Ever since Valve announced its three-tier approach to bringing PC gaming to the living room — Steam OS, the Steam Machine, and the Steam Controller — people have been divided on whether or not it’s a sound idea. John Carmack, a man who changed the face of PC gaming at Id Software, thinks the Steam Machine’s odds of succeeding are “a bit dicey.”
Once upon a time, Carmack — though regularly heralded as a PC gaming genius and visionary to this day — thought Valve’s digitial distribution platform, Steam, wasn’t the greatest of ideas. He points that out himself, but maintains that despite his previously incorrect prediction regarding one of Valve’s ambitious ideas, the Steam Machine still won’t be an instant hit. Rather than think the Steam Machine will travel down a rocky path because it’s basically just a regular PC, or because Valve has gone a little crazy, Carmack feels the biggest hurdle the Steam Machine faces is Linux.

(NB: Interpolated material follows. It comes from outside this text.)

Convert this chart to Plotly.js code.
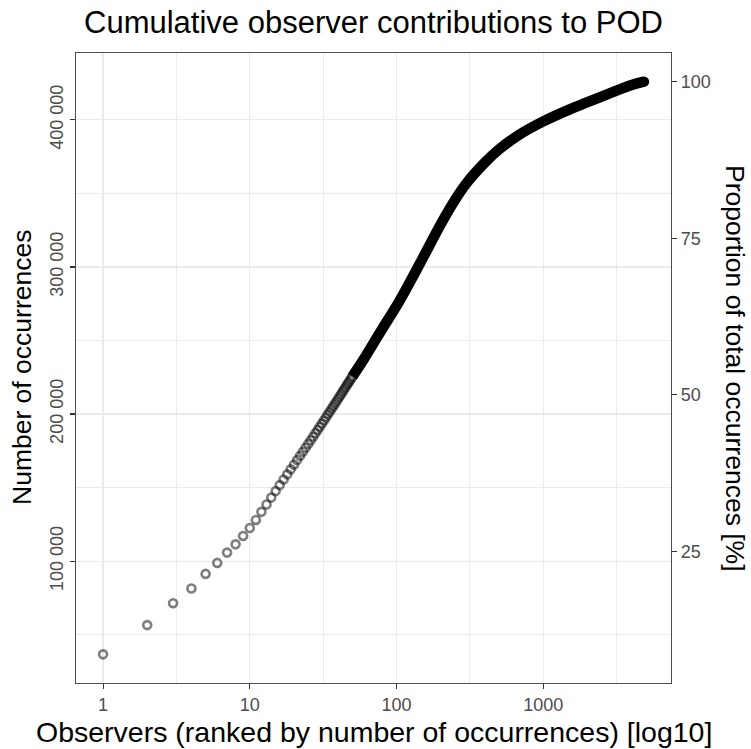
<!DOCTYPE html>
<html><head><meta charset="utf-8">
<script src="https://cdn.plot.ly/plotly-3.0.1.min.js"></script>
<style>html,body{margin:0;padding:0;background:#fff}#chart{width:751px;height:749px}</style>
</head><body><div id="chart"></div>
<script>
// Individually visible observers (rank -> cumulative occurrences)
const observerRanks = [1,2,3,4,5,6,7,8,9,10,11,12,13,14,15,16,17,18,19,20,
  21,22,23,24,25,26,27,28,29,30,31,32,33,34,35,36,37,38,39,40,
  41,42,43,44,45,46,47,48,49,50];
const cumulativeOccurrences = [36600,56500,71400,81400,91300,98800,105800,111400,117100,122500,
  128000,133500,138500,143200,147600,151700,155500,159000,162400,165600,
  168700,171600,174400,177100,179700,182200,184600,186900,189200,191400,
  193500,195600,197600,199600,201500,203400,205200,207000,208700,210400,
  212100,213700,215300,216900,218400,219900,221300,222700,224100,225500];
// Dense part of the curve (ranks read along the merged band)
const curveRanks = [50,60,70,80,100,120,150,200,250,300,400,500,700,1000,1500,2000,3000,4000,4850];
const curveOccurrences = [225500,237500,248500,258000,273500,287500,305500,329000,345500,357000,
  371000,380000,390500,399000,407000,412000,419000,423700,426000];
const totalOccurrences = 426000;
const xTickVals = [1,10,100,1000];
const xTickText = ['1','10','100','1000'];
const xMinorVals = [3.1623,31.623,316.23,3162.3];
const yTickVals = [100000,200000,300000,400000];
const yTickText = ['100 000','200 000','300 000','400 000'];
const yMinorVals = [50000,150000,250000,350000];
const pctTickVals = [25,50,75,100];
const pctTickText = ['25','50','75','100'];

const allRanks = observerRanks.concat(curveRanks);
const allVals = cumulativeOccurrences.concat(curveOccurrences);
const lx0 = Math.log10(Math.min(...allRanks)), lx1 = Math.log10(Math.max(...allRanks));
const xpad = 0.05*(lx1-lx0);
const y0 = Math.min(...allVals), y1 = Math.max(...allVals);
const ypad = 0.05*(y1-y0);
const yRange = [y0-ypad, y1+ypad];
const y2Range = yRange.map(v => v/totalOccurrences*100);

const traces = [
  {x: curveRanks, y: curveOccurrences, type:'scatter', mode:'lines',
   line:{color:'#000', width:10.5, shape:'spline', smoothing:1}, hoverinfo:'skip'},
  {x: [curveRanks[curveRanks.length-1]], y:[curveOccurrences[curveOccurrences.length-1]],
   type:'scatter', mode:'markers', marker:{symbol:'circle', size:10.5, color:'#000', line:{width:0}}, hoverinfo:'skip'},
  {x: observerRanks, y: cumulativeOccurrences, type:'scatter', mode:'markers',
   marker:{symbol:'circle-open', size:8, line:{color:'rgba(0,0,0,0.5)', width:2.6}, color:'rgba(0,0,0,0.5)'}},
  {x: curveRanks, y: curveOccurrences.map(v => v/totalOccurrences*100), yaxis:'y2', type:'scatter',
   mode:'markers', marker:{opacity:0}, hoverinfo:'skip'}
];

const axisCommon = {ticks:'outside', ticklen:5, tickwidth:1.1, tickcolor:'#333', showline:true,
  linecolor:'#4d4d4d', linewidth:1.1, zeroline:false};

const layout = {
  width:751, height:749, showlegend:false,
  margin:{l:76, r:80, t:53, b:66},
  paper_bgcolor:'#fff', plot_bgcolor:'#fff',
  font:{family:'Liberation Sans, Arial, sans-serif', color:'#4d4d4d', size:18},
  title:{text:'Cumulative observer contributions to POD', font:{size:31, color:'#000'},
    xref:'paper', x:0.5, xanchor:'center', yref:'container', y:1-22/749, yanchor:'middle'},
  xaxis: Object.assign({}, axisCommon, {type:'log', range:[lx0-xpad, lx1+xpad], mirror:true,
    tickmode:'array', tickvals:xTickVals, ticktext:xTickText, tickfont:{size:18, color:'#4d4d4d'},
    showgrid:true, gridcolor:'#ebebeb', gridwidth:1.2,
    minor:{tickmode:'array', tickvals:xMinorVals, showgrid:true, gridcolor:'#ebebeb', gridwidth:1, ticks:''}}),
  yaxis: Object.assign({}, axisCommon, {range:yRange, mirror:true,
    tickmode:'array', tickvals:yTickVals, ticktext:yTickText, tickangle:-90, tickfont:{size:18, color:'#4d4d4d'},
    showgrid:true, gridcolor:'#ebebeb', gridwidth:1.2,
    minor:{tickmode:'array', tickvals:yMinorVals, showgrid:true, gridcolor:'#ebebeb', gridwidth:1, ticks:''}}),
  yaxis2: Object.assign({}, axisCommon, {range:y2Range, overlaying:'y', side:'right',
    tickmode:'array', tickvals:pctTickVals, ticktext:pctTickText, tickfont:{size:18, color:'#4d4d4d'},
    showgrid:false}),
  annotations:[
    {text:'Observers (ranked by number of occurrences) [log10]', xref:'paper', yref:'paper',
     x:0.5, y:(683-732)/630, xanchor:'center', yanchor:'middle', showarrow:false, font:{size:28.5, color:'#000'}},
    {text:'Number of occurrences', xref:'paper', yref:'paper', x:(22-76)/595, y:0.5, textangle:-90,
     xanchor:'center', yanchor:'middle', showarrow:false, font:{size:26.5, color:'#000'}},
    {text:'Proportion of total occurrences [%]', xref:'paper', yref:'paper', x:(735-76)/595, y:0.5, textangle:90,
     xanchor:'center', yanchor:'middle', showarrow:false, font:{size:26.5, color:'#000'}}
  ]
};
Plotly.newPlot('chart', traces, layout, {displayModeBar:false, staticPlot:true});
</script></body></html>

Speaking at Nvidia’s Montreal conference, Carmack noted that trying to force PC gaming over to Linux seems a bit crazy. Pushing developers to also develop a Linux port — or even crazier, to develop games with Linux as the main platform — is certainly asking a lot, and seems more like Valve is betting on its pedigree alone to pull developers over to aubergine color schemes and penguin logos. Though Carmack has been wrong about Valve in the past (and is fully aware of that), he’s not the only high-profile games developer that feels the Steam Machine’s future is murky. Tim Sweeney, a founder of Epic Games, also can’t predict the Steam Machine’s success, saying the open gaming platform is an interesting concept and could at least pave the way for more open gaming console standards in the future.
Sweeney does have a point: The dominant gaming consoles for the next decade or so appear to be the PlayStation 4 and Xbox One, and considering how poor Android gaming devices have been received, the dominant mobile gaming platform will likely continue to be iOS. Apple’s mobile OS is notorious for being tightly closed, and while Sony has scooped up a ton of popular indie developers and Microsoft has corrected its indie game self-publishing policy, those two platforms are much more locked down than the wild wests of PC gaming and Linux. If developers truly feel the closed approach to gaming Sony, Microsoft, and Apple have taken is harmful to the industry, Valve’s open gaming console might pick up some steam.
However, as Carmack specifically noted, Linux might be the Steam Machine’s downfall — not because an optimized, specialized distro couldn’t handle games well, but because developers may not flock to the platform. As it is, thanks to Steam, PC gaming on Windows (and to a lesser degree, OS X) has experienced a recent surge in popularity, so even if Valve’s Steam Machine makes development easy enough for Linux, the time-versus-reward may just not be there for developers to focus on a tiny fraction of the PC gaming market.